Leer a Platón en nuestro contexto social y cultural resulta subversivo. Da ocasión para lamentar que la filosofía casi haya desaparecido de los planes de estudios del Bachillerato, remplazada por conocimientos aparentemente más útiles y productivos. Sería erróneo pensar que las clases de religión pueden suplir esta carencia. La identidad europea, hoy reducida a cuestiones económicas, se ha forjado al calor de un diálogo, encuentros y desencuentros, entre razón y fe. Prescindir de cualquiera de estos extremos debilita el núcleo del que durante siglos se han alimentado nuestras convicciones, porque cercena la raíz que las alimenta. En rigor, lo más peligroso para la vitalidad presente y futura de Europa es la carencia de convicciones. Y es la percepción sorda de esa carencia lo que explica el deterioro de la confianza ciudadana en las instituciones políticas y jurídicas, cuya credibilidad urge reforzar.

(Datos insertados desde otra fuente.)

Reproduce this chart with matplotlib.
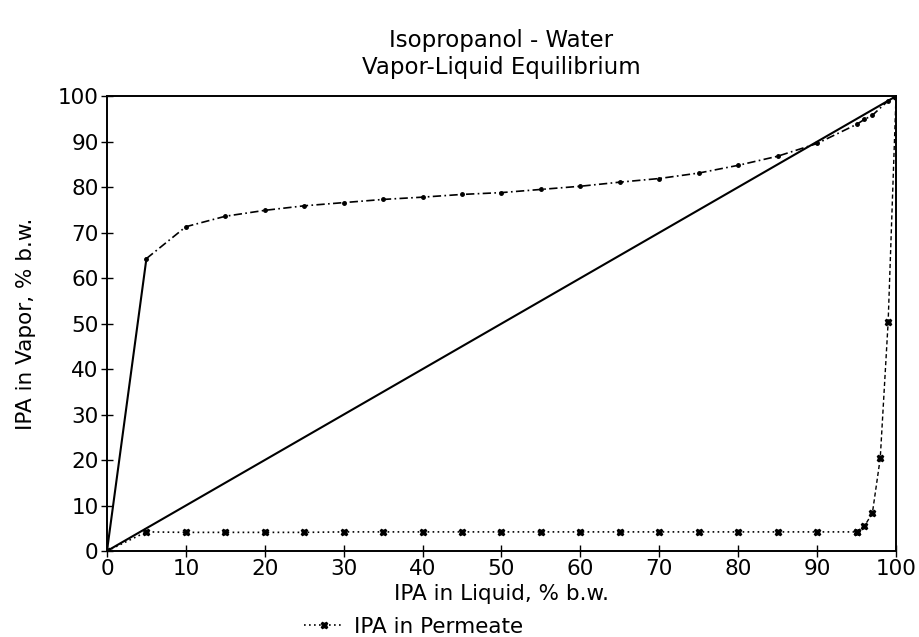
import numpy as np
import matplotlib
matplotlib.use('Agg')
import matplotlib.pyplot as plt
from matplotlib.lines import Line2D

# VLE curve (IPA in vapor vs IPA in liquid)
vle_x = [0, 5, 10, 15, 20, 25, 30, 35, 40, 45, 50, 55, 60, 65, 70, 75, 80, 85, 90, 95, 96, 97, 99, 100]
vle_y = [0, 64.3, 71.3, 73.6, 74.9, 75.9, 76.6, 77.3, 77.8, 78.4, 78.8, 79.5, 80.2, 81.1, 81.9,
         83.1, 84.8, 86.8, 89.6, 93.8, 94.9, 95.8, 99.0, 100]

# permeate curve
perm_x = [0, 5, 10, 15, 20, 25, 30, 35, 40, 45, 50, 55, 60, 65, 70, 75, 80, 85, 90, 95,
          96, 97, 98, 99, 100]
perm_y = [0, 4.2, 4.1, 4.1, 4.1, 4.1, 4.2, 4.2, 4.2, 4.2, 4.2, 4.2, 4.2, 4.2, 4.2, 4.2, 4.2,
          4.2, 4.2, 4.2, 5.5, 8.3, 20.4, 50.3, 100]

diag = [0, 100]

xticks = list(range(0, 101, 10))
yticks = list(range(0, 101, 10))

plt.rcParams['font.family'] = 'DejaVu Sans'

fig = plt.figure(figsize=(9.19, 6.37), dpi=100)
ax = fig.add_axes([0.1164, 0.135, 0.8586, 0.714])

# diagonal
ax.plot(diag, diag, color='black', lw=1.5)

# VLE: first segment solid, rest dash-dot with small dots
ax.plot(vle_x[:2], vle_y[:2], color='black', lw=1.5)
ax.plot(vle_x[1:], vle_y[1:], color='black', lw=1.2, ls=(0, (5, 2, 1, 2)),
        marker='o', ms=2.5)

# permeate: dotted up to 95, dashed beyond
ax.plot(perm_x[:20], perm_y[:20], color='black', lw=1.2, ls=(0, (1, 2)),
        marker='X', ms=4.5)
ax.plot(perm_x[19:], perm_y[19:], color='black', lw=1.0, ls=(0, (3, 2)),
        marker='X', ms=4.5)

ax.set_xlim(0, 100)
ax.set_ylim(0, 100)
ax.set_xticks(xticks)
ax.set_yticks(yticks)
ax.tick_params(direction='inout', length=8, width=1, labelsize=15.5, pad=2)
for s in ax.spines.values():
    s.set_linewidth(1.4)

ax.set_xlabel('IPA in Liquid, % b.w.', fontsize=15.5, labelpad=3)
ax.set_ylabel('IPA in Vapor, % b.w.', fontsize=15.5, labelpad=16)
ax.set_title('Isopropanol - Water\nVapor-Liquid Equilibrium', fontsize=16.5,
             linespacing=1.2, pad=16)

handle = Line2D([], [], color='black', lw=1.2, ls=(0, (1, 2)), marker='X', ms=4.5)
fig.legend([handle], ['IPA in Permeate'], loc='center', bbox_to_anchor=(0.45, 0.016),
           frameon=False, fontsize=15.5, handlelength=1.8, handletextpad=0.5,
           borderpad=0, borderaxespad=0)

fig.savefig('out.png', dpi=100)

Es posible que, al seguir la información sobre los procesos judiciales abiertos en nuestro país, más de un alma filosófica haya pensado en la lección que Sócrates extrae del mito con el que Platón cierra el Gorgias, donde se refiere la existencia de una ley vigente desde los tiempos de Crono, según la cual, en un primer momento, los procesos judiciales que decidían el destino final de los hombres –la Isla de los Bienaventurados, o la cárcel de la expiación y del castigo, llamada Tártaro– tenían lugar en vida de los acusados, y esto daba lugar a muchas imperfecciones en los juicios, porque los hombres acudían a ser juzgados “recubiertos con cuerpos hermosos, con nobleza y con riquezas, y… presentando numerosos testigos para asegurar que han vivido justamente”. Por ello, dice, Zeus dispuso que el juicio tuviera lugar después de muertos, para observar las almas desnudas, sin adornos, únicamente con las heridas de sus delitos a la vista, y de este modo no ser seducidos por las apariencias.
*Ana Marta González es profesora de Filosofía Moral de la Universidad de Navarra.